Leave the pictures out, and output exactly the lines from the one containing "Output the Python" through the one containing "PAD_EDGES = np.arange(0, 65)".
● ● ● ●
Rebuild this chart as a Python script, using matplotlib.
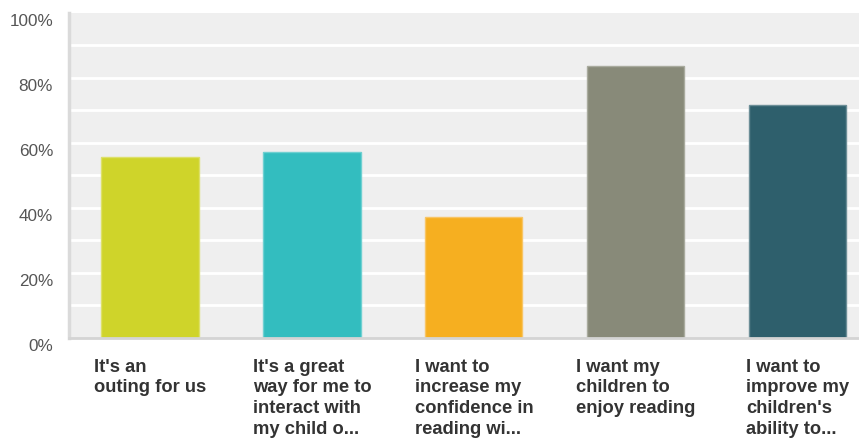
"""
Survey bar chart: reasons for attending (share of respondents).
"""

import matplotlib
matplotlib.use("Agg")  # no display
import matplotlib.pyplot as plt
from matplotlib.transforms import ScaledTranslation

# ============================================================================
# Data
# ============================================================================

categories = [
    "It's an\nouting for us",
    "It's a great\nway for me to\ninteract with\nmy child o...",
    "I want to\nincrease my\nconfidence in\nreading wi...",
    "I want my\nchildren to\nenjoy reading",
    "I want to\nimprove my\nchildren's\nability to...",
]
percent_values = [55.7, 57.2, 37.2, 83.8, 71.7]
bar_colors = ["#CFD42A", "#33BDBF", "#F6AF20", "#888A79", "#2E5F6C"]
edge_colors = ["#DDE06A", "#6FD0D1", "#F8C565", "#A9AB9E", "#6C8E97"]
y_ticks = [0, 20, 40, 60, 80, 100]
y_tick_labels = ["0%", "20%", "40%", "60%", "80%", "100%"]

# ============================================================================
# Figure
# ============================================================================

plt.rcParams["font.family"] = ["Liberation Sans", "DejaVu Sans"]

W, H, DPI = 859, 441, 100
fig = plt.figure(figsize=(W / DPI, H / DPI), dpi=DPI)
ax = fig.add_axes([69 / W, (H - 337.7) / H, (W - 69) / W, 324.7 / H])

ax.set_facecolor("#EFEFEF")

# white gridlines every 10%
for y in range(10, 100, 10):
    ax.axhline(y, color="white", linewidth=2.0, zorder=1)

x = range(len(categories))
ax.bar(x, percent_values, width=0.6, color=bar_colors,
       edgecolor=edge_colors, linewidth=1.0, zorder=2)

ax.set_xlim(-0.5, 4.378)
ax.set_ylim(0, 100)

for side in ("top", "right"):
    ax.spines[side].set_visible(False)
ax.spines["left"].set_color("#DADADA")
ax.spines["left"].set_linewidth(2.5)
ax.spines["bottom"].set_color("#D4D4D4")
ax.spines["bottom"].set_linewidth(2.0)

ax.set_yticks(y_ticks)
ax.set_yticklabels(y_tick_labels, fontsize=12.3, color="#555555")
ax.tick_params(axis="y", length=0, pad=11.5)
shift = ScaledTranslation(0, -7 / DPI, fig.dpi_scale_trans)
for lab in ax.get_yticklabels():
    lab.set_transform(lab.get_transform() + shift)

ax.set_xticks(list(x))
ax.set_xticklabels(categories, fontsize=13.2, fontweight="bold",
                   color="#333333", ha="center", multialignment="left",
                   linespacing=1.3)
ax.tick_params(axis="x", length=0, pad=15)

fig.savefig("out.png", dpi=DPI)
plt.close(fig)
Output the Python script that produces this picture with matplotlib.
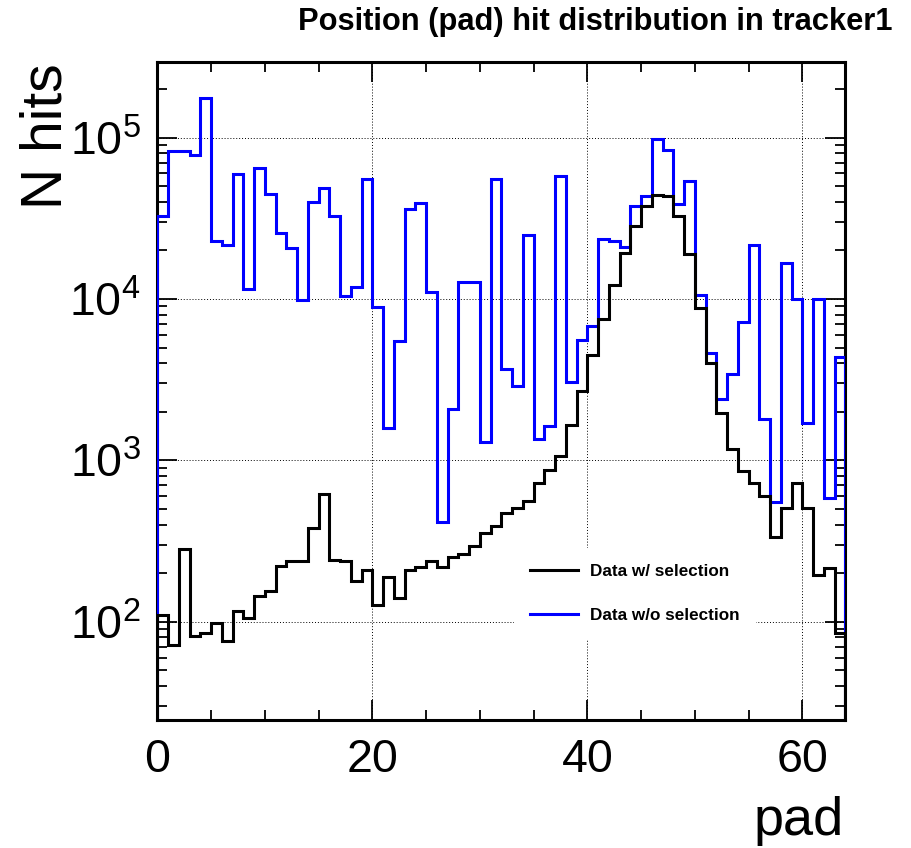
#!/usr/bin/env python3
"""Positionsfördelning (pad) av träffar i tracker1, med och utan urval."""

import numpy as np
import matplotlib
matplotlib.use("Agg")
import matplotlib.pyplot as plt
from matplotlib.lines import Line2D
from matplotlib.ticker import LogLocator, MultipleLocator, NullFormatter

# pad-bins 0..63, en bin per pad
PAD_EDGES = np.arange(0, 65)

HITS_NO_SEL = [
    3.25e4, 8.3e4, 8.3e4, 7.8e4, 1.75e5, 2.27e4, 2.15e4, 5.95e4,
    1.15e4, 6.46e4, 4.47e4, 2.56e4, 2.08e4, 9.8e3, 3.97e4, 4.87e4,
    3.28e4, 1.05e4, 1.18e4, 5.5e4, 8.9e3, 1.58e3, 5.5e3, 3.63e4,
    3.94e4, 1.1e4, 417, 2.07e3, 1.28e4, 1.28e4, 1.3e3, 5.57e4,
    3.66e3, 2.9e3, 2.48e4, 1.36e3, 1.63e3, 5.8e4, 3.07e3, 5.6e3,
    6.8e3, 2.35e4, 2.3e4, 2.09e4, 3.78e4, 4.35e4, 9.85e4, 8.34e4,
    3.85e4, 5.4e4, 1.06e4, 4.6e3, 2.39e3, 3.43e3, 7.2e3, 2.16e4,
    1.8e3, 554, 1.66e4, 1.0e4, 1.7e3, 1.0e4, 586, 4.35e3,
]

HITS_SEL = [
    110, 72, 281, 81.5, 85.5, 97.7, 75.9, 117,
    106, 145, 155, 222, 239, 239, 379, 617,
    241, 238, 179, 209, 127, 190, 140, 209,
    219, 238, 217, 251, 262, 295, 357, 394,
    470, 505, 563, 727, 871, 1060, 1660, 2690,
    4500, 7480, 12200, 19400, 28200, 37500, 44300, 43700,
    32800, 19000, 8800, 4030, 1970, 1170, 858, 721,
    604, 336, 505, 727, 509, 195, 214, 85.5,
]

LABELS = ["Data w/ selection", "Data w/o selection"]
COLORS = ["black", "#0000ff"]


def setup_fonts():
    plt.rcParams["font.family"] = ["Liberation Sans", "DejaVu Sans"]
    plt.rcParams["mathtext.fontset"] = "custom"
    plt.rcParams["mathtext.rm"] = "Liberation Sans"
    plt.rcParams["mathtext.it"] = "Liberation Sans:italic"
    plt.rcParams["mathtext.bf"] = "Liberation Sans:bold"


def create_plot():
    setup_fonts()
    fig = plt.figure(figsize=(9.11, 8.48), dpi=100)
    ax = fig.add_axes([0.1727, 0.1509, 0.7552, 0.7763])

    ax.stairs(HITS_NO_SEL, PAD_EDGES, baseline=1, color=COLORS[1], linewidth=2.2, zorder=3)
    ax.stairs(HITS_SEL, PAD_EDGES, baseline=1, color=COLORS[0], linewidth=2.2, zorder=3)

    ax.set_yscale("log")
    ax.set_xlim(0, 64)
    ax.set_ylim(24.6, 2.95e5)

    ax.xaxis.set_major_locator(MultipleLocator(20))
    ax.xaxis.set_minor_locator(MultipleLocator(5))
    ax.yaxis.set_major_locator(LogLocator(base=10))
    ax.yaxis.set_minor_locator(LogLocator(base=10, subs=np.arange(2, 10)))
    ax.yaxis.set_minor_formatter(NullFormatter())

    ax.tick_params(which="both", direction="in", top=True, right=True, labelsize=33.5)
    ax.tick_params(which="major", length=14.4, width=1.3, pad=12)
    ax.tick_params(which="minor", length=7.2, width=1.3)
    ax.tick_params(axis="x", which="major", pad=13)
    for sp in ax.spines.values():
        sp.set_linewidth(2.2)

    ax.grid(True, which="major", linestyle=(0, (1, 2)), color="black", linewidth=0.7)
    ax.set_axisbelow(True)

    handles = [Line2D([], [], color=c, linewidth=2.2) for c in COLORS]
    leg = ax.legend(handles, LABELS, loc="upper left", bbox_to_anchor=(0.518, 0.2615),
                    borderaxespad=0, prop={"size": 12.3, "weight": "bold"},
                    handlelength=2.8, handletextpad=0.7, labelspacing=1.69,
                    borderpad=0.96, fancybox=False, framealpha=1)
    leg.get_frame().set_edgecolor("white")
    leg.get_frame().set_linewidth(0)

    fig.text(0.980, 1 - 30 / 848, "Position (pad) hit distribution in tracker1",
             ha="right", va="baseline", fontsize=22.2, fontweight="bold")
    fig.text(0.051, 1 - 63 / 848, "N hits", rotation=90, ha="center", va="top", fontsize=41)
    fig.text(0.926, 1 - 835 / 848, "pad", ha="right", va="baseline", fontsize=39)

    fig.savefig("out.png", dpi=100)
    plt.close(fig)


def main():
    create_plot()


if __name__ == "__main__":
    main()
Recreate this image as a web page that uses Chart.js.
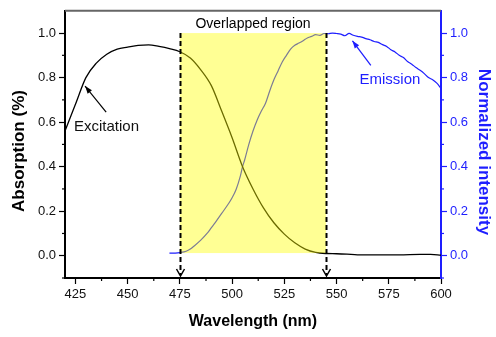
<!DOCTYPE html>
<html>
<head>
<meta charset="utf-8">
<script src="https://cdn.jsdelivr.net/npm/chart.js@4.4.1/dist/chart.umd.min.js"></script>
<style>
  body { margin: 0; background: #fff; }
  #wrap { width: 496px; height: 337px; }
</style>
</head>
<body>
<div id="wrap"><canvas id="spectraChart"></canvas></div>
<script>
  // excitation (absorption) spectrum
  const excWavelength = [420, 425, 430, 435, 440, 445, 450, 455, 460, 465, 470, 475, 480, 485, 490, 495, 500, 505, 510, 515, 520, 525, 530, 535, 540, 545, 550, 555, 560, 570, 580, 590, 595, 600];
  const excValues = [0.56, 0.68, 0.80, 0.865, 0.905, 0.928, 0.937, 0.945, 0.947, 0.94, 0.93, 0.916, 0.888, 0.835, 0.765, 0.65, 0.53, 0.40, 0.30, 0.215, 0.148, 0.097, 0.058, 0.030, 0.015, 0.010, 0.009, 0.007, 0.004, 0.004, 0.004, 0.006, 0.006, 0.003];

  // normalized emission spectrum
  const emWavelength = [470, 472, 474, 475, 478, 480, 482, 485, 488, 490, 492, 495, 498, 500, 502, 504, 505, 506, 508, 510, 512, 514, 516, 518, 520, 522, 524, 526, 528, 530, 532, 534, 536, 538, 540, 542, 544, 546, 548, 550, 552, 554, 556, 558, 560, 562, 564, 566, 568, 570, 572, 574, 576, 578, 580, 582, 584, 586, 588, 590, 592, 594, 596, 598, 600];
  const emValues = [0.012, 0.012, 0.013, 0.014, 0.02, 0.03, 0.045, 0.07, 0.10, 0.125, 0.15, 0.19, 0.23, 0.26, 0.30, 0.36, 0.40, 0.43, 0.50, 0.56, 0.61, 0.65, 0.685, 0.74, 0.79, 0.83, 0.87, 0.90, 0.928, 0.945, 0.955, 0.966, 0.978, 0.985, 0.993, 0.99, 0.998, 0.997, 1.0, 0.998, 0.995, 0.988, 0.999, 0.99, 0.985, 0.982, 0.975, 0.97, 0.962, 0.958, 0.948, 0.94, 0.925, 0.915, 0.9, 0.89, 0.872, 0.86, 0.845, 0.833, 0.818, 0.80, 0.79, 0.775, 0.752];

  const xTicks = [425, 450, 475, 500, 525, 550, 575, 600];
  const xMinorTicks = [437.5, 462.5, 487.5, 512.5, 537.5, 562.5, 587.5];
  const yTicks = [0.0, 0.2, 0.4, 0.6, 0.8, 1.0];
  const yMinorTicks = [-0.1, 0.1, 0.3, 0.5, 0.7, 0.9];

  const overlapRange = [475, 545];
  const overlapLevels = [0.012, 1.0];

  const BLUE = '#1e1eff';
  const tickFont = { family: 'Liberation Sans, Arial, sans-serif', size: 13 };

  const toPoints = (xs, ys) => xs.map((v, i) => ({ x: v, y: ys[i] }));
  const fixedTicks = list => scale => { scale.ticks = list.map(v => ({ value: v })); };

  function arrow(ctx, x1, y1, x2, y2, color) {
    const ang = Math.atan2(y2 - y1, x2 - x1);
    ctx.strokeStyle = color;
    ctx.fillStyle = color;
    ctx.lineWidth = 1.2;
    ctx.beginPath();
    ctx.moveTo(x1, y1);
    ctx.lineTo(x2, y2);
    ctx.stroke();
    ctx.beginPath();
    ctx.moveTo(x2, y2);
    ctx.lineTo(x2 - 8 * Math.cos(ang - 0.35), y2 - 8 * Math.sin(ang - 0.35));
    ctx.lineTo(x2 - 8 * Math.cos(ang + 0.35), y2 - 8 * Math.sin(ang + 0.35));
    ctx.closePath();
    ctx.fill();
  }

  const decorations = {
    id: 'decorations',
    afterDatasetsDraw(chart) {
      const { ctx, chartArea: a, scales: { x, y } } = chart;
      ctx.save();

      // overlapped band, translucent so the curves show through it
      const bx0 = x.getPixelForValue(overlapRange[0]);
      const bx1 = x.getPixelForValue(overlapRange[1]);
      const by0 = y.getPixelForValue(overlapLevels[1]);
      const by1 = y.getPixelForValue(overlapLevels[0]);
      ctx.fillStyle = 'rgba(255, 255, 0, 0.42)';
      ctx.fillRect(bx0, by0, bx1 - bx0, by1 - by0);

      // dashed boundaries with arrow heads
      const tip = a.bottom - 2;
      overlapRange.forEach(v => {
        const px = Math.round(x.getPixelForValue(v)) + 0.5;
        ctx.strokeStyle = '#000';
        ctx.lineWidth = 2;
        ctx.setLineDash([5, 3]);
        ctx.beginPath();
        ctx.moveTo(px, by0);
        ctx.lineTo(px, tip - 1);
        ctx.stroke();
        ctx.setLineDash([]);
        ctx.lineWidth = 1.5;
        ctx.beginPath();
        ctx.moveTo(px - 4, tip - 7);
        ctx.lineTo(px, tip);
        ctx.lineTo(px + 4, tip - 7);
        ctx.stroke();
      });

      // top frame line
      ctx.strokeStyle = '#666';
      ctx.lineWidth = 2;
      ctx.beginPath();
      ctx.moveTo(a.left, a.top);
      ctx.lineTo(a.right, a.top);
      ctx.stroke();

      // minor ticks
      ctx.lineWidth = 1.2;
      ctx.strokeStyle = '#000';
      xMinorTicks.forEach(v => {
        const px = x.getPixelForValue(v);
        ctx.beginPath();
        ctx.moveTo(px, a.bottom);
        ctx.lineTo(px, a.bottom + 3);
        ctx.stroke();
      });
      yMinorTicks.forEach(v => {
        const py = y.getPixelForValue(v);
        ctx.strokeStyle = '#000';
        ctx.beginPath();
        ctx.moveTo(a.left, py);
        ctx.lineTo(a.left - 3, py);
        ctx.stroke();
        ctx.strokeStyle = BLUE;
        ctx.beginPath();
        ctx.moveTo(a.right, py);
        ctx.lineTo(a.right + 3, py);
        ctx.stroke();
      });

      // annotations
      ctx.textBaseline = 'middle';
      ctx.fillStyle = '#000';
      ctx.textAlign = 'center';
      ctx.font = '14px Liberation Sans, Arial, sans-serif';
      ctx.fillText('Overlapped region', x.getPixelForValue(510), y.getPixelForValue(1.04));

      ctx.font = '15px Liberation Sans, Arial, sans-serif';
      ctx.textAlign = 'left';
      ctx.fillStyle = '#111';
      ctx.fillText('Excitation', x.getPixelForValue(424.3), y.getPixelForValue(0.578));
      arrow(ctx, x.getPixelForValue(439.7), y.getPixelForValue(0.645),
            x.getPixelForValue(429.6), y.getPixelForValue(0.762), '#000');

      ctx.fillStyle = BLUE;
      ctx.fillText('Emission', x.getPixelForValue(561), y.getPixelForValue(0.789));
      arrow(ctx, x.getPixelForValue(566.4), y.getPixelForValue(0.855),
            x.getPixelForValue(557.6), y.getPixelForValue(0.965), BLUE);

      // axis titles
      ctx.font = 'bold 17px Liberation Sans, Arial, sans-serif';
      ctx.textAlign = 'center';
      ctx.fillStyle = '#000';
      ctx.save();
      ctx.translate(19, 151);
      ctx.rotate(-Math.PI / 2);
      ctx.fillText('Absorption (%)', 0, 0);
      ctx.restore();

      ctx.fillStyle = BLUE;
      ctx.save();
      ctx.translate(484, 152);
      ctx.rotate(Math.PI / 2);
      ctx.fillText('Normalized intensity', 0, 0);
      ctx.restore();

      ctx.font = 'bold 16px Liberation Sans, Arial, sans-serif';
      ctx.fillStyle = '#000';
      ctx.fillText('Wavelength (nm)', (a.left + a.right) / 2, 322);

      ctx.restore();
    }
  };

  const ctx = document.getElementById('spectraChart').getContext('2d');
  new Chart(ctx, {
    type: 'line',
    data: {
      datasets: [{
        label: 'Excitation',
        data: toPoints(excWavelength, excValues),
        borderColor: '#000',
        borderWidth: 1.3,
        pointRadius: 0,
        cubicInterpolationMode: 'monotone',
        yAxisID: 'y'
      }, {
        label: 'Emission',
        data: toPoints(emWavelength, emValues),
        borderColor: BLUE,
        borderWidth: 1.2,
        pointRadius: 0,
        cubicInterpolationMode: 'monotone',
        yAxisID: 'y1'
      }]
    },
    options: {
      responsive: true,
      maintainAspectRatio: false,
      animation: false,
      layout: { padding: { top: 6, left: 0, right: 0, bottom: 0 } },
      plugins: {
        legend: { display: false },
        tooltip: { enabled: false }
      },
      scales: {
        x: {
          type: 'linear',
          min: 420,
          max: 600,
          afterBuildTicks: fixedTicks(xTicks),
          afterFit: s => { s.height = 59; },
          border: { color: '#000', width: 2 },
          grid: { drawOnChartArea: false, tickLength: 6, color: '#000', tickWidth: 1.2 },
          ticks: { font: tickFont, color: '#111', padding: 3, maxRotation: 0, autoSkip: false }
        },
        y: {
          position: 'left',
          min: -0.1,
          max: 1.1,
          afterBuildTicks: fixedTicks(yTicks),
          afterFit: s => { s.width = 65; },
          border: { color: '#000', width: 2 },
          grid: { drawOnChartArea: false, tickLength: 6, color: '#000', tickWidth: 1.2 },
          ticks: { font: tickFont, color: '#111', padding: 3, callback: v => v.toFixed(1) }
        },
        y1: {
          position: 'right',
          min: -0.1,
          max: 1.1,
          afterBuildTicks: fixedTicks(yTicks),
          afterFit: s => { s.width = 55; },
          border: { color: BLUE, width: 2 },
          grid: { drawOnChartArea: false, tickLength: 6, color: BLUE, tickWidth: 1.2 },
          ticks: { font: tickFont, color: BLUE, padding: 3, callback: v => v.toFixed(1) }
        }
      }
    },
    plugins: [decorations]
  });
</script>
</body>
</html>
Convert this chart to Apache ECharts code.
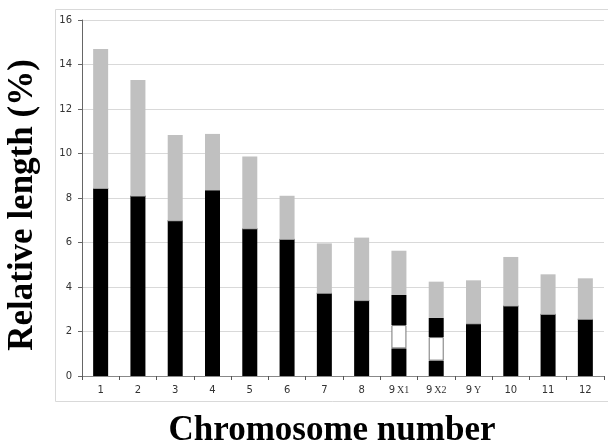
● ● ● ●
_CORRECT RESPONSE_
Output the Python script that produces this picture with matplotlib.
#!/usr/bin/env python3
"""Positionsfördelning (pad) av träffar i tracker1, med och utan urval."""

import numpy as np
import matplotlib
matplotlib.use("Agg")
import matplotlib.pyplot as plt
from matplotlib.lines import Line2D
from matplotlib.ticker import LogLocator, MultipleLocator, NullFormatter

# pad-bins 0..63, en bin per pad
PAD_EDGES = np.arange(0, 65)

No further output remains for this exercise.